2025Q1 Reports: Anthology Director
Overview
The Anthology staff comprises Matt Post (director since 2019) and four paid assistants who have been helping with day-to-day operations and improvements. We also continue to benefit from our volunteers, especially longtime contributor Marcel Bollmann of Linköping University, Sweden.
Accomplishments
In addition to normal operations, we have completed the following (October 2024 through January 2025).
- In a push over Christmas, we simplified and improved the process for correcting metadata, which consumes a lot of our time. Each paper page in the Anthology now has a "Fix data" button which presents a dialog popup allowing easy correction of key data. This then is used to populate a computer-readable Github issue. There is an announcement here. This was an effort by Marcel Bollmann, Nathan Schneider, and me.

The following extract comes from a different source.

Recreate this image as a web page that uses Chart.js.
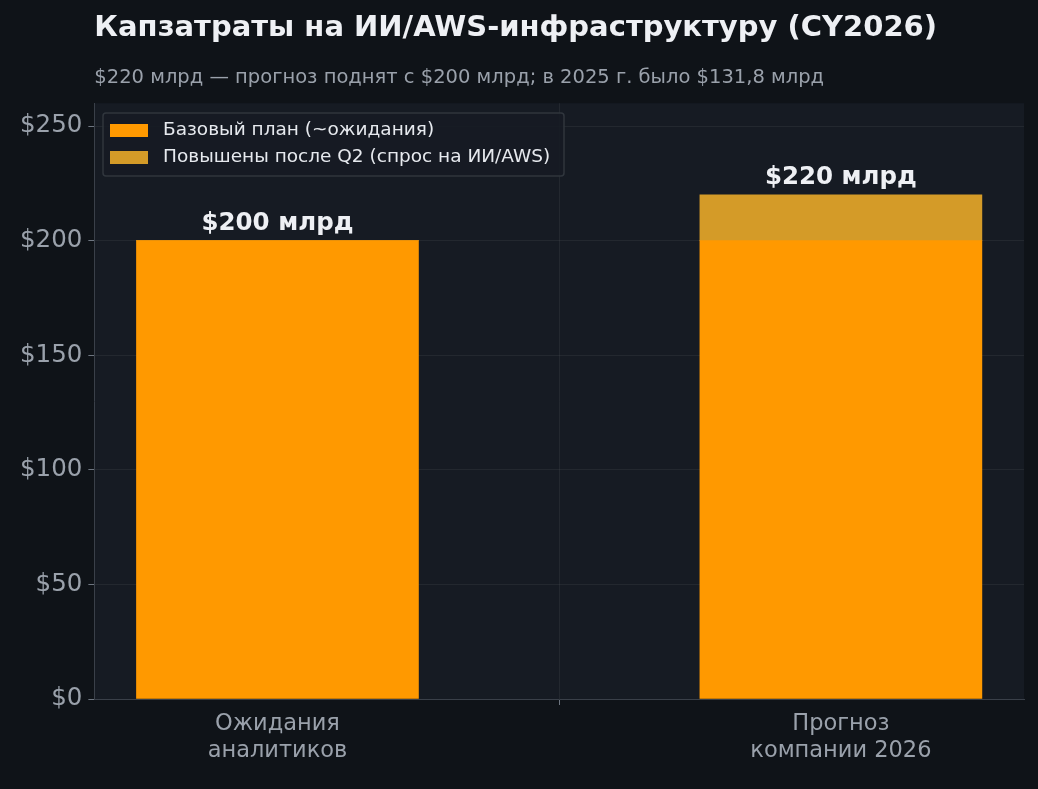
<!DOCTYPE html>
<html>
<head>
<meta charset="utf-8">
<script src="https://cdn.jsdelivr.net/npm/chart.js@4"></script>
<style>
  html, body { margin: 0; padding: 0; background: #0f1318; }
  #wrap { width: 1038px; height: 789px; }
</style>
</head>
<body>
<div id="wrap"><canvas id="capexChart"></canvas></div>
<script>
const categories = [['Ожидания', 'аналитиков'], ['Прогноз', 'компании 2026']];
const baseValues = [200, 200];
const raisedValues = [0, 20];
const totalLabels = ['$200 млрд', '$220 млрд'];
const seriesNames = ['Базовый план (~ожидания)', 'Повышены после Q2 (спрос на ИИ/AWS)'];
const seriesColors = ['#ff9900', '#d49b28'];
const yTicks = [0, 50, 100, 150, 200, 250];

const font = "'DejaVu Sans', sans-serif";

// plot background, bar totals, legend inside plot
const decor = {
    id: 'decor',
    beforeDraw(chart) {
        const { ctx, chartArea: a } = chart;
        ctx.save();
        ctx.fillStyle = '#161b23';
        ctx.fillRect(a.left, a.top, a.right - a.left, a.bottom - a.top);
        ctx.restore();
    },
    afterDatasetsDraw(chart) {
        const { ctx, scales } = chart;
        ctx.save();
        ctx.font = 'bold 24.5px ' + font;
        ctx.fillStyle = '#eef0f4';
        ctx.textAlign = 'center';
        ctx.textBaseline = 'bottom';
        totalLabels.forEach((t, i) => {
            const x = scales.x.getPixelForValue(i);
            const y = scales.y.getPixelForValue(baseValues[i] + raisedValues[i]);
            ctx.fillText(t, x, y - 5);
        });
        // legend
        const lx = 103, ly = 113;
        ctx.fillStyle = 'rgba(22,27,35,0.9)';
        ctx.strokeStyle = '#30363d';
        ctx.lineWidth = 1.5;
        ctx.beginPath();
        ctx.roundRect(lx, ly, 461, 63, 3);
        ctx.fill();
        ctx.stroke();
        ctx.font = '18.5px ' + font;
        ctx.textAlign = 'left';
        ctx.textBaseline = 'middle';
        seriesNames.forEach((n, i) => {
            const yy = ly + 17 + i * 27;
            ctx.fillStyle = seriesColors[i];
            ctx.fillRect(lx + 7, yy - 6, 38, 13);
            ctx.fillStyle = '#e6e9ee';
            ctx.fillText(n, lx + 60, yy);
        });
        ctx.restore();
    }
};

new Chart(document.getElementById('capexChart'), {
    type: 'bar',
    data: {
        datasets: seriesNames.map((name, i) => ({
            label: name,
            data: (i === 0 ? baseValues : raisedValues).map((v, k) => ({ x: k, y: v })),
            backgroundColor: seriesColors[i],
            barThickness: 282
        }))
    },
    options: {
        responsive: true,
        maintainAspectRatio: false,
        animation: false,
        layout: { padding: { left: 14, right: 14, bottom: 18 } },
        plugins: {
            legend: { display: false },
            tooltip: { enabled: false },
            title: {
                display: true, text: 'Капзатраты на ИИ/AWS-инфраструктуру (CY2026)',
                align: 'start', fullSize: false, color: '#eef0f4',
                font: { family: font, size: 29, weight: 'bold' },
                padding: { top: 11, bottom: 20 }
            },
            subtitle: {
                display: true, text: '$220 млрд — прогноз поднят с $200 млрд; в 2025 г. было $131,8 млрд',
                align: 'start', fullSize: false, color: '#9aa1ab',
                font: { family: font, size: 19.5 },
                padding: { bottom: 14 }
            }
        },
        scales: {
            x: {
                type: 'linear', stacked: true, min: -0.325, max: 1.325, offset: false,
                afterBuildTicks(s) { s.ticks = [{ value: 0 }, { value: 1 }]; },
                grid: { color: 'rgba(255,255,255,0.06)', tickColor: '#6e7681', tickLength: 6 },
                border: { color: '#3a4049' },
                ticks: { color: '#9aa1ab', font: { family: font, size: 22.5 }, padding: 6,
                         callback: v => categories[v] }
            },
            y: {
                stacked: true, min: 0, max: 260,
                afterBuildTicks(s) { s.ticks = yTicks.map(v => ({ value: v })); },
                grid: { color: 'rgba(255,255,255,0.06)', tickColor: '#6e7681', tickLength: 6 },
                border: { color: '#3a4049' },
                ticks: { color: '#9aa1ab', font: { family: font, size: 24.5 }, padding: 6, callback: v => '$' + v }
            }
        }
    },
    plugins: [decor]
});
</script>
</body>
</html>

- The site was rewritten on top of a new Python library contributed by Marcel Bollmann. This library is available through the Python package manager (https://pypi.org/project/acl-anthology/). We also managed to obtain the project name from Takahiro Kubo, who had published his own module many years ago, and generously turned it over to us.
- Nathan Schneider also contributed a similar button for correcting author disambiguation information.
- David Stap has taken over ingestion of TACL and CL and has been consistent about this, addressing a small problem.
We have also continued work on improving documentation.
Issues
We have had a few videos disappear from Vimeo (#3121). We pay for the service, but have not been able to get help from their support team, despite reaching out many times.
Plans
My major goal for this year is to modify the Anthology codebase to maintain an explicit representation of people. In the current system, people are inferred from author names on papers which are pooled and merged with the help of a "name variants" file that identifies and merges people with different name representations (e.g., Aravind Joshi). Interested parties can follow discussion in issue 1179. We plan to incorporate ORC IDs.
We are also working on the ability to host and cite plenary videos (#3603, #4309).